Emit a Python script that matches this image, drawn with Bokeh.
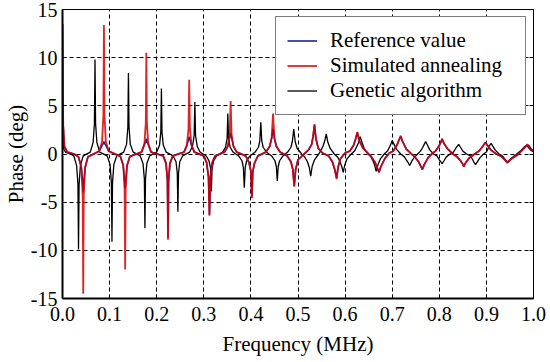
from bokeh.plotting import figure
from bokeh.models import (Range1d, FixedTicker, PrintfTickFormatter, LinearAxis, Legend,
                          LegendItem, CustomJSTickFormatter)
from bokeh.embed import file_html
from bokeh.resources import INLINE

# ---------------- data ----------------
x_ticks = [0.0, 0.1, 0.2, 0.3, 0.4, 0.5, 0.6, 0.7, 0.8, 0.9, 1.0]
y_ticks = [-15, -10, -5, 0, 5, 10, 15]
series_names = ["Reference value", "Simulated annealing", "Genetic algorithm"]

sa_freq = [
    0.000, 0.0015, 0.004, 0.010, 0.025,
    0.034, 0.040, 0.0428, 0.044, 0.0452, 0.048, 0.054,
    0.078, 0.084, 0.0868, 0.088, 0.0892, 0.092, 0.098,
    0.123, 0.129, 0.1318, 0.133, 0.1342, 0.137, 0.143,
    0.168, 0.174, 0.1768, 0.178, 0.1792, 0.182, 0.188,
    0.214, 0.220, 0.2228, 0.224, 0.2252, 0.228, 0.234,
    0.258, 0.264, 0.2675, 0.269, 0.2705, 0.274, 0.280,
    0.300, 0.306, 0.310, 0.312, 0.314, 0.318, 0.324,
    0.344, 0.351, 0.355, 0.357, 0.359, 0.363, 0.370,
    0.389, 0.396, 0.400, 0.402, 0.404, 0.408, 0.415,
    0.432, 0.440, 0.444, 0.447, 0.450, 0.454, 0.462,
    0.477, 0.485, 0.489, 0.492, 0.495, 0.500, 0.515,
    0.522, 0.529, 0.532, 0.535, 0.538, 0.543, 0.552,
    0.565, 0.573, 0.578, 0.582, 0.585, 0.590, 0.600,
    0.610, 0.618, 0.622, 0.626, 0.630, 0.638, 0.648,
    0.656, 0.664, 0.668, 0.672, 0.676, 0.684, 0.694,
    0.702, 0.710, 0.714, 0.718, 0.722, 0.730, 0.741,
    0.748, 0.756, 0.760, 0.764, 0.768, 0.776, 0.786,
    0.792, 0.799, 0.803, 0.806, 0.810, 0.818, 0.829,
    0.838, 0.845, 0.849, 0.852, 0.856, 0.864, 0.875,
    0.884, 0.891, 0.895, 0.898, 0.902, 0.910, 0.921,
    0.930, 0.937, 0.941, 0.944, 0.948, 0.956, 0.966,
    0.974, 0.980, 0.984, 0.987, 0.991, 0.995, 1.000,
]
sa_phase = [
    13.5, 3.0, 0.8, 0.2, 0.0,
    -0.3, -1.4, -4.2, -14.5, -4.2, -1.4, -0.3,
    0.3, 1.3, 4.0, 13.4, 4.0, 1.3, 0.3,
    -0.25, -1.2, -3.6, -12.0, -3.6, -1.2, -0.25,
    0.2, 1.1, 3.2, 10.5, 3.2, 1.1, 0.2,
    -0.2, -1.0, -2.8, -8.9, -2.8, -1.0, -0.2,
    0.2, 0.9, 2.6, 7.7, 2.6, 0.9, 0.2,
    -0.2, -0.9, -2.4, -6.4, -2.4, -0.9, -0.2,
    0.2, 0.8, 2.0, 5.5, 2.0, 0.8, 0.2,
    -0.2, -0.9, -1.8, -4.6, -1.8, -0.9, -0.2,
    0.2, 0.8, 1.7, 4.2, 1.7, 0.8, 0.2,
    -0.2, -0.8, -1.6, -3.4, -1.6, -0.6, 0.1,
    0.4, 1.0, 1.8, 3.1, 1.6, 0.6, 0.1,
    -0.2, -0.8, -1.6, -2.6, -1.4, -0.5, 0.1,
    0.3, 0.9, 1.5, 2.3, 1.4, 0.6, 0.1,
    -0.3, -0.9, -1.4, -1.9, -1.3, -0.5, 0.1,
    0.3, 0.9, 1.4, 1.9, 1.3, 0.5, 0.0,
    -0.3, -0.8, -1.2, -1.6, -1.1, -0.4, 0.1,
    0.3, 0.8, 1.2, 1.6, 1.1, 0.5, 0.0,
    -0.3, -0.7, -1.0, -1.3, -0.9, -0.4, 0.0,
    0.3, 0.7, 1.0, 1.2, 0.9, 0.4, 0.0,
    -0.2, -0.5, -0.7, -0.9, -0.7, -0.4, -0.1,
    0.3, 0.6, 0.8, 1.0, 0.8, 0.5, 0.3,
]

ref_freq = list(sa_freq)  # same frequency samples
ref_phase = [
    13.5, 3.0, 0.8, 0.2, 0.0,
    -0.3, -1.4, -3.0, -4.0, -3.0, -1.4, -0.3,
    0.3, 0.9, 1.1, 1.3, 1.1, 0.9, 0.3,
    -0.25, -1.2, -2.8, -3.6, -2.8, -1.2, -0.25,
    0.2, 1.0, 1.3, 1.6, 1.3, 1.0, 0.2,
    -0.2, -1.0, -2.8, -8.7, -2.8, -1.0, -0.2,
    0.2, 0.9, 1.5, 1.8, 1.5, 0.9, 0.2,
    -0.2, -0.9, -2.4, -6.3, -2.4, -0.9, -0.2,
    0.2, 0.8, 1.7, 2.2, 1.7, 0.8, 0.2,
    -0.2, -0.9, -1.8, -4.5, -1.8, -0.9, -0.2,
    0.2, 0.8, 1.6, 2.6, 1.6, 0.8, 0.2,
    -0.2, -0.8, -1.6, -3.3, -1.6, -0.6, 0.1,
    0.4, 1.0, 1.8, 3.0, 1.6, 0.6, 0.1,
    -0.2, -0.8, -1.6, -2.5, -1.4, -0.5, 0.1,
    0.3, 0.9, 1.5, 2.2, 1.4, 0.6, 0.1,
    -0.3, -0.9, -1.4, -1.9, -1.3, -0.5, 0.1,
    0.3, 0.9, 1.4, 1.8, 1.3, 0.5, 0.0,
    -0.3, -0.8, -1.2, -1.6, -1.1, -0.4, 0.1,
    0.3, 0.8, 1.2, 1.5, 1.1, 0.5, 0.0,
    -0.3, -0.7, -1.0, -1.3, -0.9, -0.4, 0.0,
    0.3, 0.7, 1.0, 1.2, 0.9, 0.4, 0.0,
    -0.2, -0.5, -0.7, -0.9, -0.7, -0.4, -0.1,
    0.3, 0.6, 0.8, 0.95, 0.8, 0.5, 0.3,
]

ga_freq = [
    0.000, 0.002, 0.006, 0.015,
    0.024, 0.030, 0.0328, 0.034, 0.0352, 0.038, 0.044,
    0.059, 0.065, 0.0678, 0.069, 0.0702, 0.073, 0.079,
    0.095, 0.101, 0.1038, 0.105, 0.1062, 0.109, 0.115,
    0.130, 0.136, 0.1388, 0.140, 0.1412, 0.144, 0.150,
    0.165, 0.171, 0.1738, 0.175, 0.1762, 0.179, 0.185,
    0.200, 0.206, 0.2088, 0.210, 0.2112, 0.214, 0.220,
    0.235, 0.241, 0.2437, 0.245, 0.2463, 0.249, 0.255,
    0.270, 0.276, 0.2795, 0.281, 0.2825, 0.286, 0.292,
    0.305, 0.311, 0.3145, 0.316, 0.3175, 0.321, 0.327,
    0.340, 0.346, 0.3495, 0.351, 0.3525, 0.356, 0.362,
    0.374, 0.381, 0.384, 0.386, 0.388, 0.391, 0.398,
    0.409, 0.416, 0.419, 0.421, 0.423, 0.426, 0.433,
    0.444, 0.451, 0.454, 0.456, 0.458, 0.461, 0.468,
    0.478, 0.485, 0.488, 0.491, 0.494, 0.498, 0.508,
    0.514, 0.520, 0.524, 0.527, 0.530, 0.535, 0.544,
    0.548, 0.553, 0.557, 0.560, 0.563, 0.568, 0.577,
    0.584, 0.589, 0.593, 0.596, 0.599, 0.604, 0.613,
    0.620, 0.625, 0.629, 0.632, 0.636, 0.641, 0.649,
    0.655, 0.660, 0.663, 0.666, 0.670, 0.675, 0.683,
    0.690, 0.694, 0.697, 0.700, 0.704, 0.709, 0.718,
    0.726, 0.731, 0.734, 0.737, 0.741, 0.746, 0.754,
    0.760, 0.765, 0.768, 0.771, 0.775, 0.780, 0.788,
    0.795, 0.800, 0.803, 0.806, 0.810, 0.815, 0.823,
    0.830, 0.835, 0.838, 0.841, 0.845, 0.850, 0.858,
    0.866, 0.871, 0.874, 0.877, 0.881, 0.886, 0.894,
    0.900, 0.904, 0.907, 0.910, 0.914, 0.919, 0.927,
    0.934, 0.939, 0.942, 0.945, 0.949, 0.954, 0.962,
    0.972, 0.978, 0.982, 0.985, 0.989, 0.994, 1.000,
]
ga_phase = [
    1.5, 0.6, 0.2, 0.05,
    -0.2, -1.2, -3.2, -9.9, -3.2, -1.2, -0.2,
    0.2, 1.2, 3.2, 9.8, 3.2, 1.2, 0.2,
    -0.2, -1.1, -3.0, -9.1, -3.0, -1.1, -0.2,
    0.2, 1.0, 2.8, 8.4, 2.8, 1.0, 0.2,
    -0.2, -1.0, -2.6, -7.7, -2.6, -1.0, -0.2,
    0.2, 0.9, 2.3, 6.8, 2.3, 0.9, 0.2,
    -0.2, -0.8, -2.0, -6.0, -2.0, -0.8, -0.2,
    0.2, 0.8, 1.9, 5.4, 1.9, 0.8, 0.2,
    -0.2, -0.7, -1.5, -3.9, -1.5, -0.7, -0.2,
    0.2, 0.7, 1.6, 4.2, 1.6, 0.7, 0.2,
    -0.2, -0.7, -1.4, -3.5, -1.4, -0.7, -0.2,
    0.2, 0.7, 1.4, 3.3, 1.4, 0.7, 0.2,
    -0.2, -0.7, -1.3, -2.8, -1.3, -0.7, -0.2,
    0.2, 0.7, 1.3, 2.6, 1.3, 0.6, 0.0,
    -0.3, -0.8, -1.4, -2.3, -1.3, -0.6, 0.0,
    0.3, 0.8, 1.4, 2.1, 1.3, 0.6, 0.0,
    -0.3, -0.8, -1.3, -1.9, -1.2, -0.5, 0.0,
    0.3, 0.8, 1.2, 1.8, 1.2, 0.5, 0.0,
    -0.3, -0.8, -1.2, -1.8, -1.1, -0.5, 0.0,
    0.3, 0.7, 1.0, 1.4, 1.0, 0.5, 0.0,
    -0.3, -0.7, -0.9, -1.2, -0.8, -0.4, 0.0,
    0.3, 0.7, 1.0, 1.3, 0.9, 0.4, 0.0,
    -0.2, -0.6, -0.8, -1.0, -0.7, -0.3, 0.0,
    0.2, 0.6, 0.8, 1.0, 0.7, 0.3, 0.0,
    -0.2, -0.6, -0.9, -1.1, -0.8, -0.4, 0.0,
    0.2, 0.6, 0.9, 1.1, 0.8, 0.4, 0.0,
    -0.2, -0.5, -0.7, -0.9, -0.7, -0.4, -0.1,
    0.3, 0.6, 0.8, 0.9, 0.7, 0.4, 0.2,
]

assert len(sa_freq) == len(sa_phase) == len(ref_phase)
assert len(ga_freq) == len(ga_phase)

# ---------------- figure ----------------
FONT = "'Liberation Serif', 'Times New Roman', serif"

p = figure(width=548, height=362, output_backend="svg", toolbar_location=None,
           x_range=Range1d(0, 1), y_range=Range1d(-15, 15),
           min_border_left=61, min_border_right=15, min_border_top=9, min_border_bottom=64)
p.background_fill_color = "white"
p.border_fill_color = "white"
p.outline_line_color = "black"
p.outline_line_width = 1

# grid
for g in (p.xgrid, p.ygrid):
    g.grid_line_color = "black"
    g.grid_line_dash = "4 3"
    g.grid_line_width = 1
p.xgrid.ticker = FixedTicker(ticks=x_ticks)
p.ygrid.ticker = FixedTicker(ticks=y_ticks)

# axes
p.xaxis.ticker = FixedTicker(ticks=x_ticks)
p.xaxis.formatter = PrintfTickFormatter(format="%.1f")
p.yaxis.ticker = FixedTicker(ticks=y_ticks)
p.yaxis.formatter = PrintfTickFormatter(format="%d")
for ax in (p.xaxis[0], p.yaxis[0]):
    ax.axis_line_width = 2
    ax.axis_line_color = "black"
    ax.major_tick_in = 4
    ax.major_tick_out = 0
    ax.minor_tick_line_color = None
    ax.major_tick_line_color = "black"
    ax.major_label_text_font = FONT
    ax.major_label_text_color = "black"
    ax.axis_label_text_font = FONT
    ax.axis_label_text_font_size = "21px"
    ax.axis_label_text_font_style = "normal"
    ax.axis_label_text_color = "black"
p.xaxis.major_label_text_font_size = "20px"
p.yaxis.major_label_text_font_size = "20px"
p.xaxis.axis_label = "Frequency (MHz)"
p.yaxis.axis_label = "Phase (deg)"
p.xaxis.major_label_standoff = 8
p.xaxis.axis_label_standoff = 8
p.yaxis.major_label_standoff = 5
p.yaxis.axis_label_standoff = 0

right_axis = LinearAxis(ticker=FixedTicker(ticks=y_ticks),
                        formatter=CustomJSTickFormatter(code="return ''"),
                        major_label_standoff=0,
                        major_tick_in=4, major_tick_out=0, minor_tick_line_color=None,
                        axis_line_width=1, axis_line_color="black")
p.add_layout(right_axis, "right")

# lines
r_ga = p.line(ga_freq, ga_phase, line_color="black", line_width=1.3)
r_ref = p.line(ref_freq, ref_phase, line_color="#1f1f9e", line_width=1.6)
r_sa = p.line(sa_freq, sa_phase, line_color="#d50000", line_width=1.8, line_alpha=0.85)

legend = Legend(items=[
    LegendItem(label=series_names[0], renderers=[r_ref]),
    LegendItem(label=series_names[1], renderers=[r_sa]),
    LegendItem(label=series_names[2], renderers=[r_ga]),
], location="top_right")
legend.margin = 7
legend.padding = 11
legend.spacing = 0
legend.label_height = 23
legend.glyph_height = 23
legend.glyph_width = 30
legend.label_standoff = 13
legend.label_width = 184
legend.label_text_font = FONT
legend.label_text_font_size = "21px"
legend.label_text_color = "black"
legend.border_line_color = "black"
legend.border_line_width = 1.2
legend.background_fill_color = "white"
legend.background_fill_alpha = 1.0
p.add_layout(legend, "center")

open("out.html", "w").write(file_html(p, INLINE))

-=-=-=-=-

## Stated exercise
Leave out the pictures and repeat exactly the lines from the start of the material through the line that contains "from bokeh.resources import INLINE", both included.

## Correct answer
Emit a Python script that matches this image, drawn with Bokeh.
from bokeh.plotting import figure
from bokeh.models import (Range1d, FixedTicker, PrintfTickFormatter, LinearAxis, Legend,
                          LegendItem, CustomJSTickFormatter)
from bokeh.embed import file_html
from bokeh.resources import INLINE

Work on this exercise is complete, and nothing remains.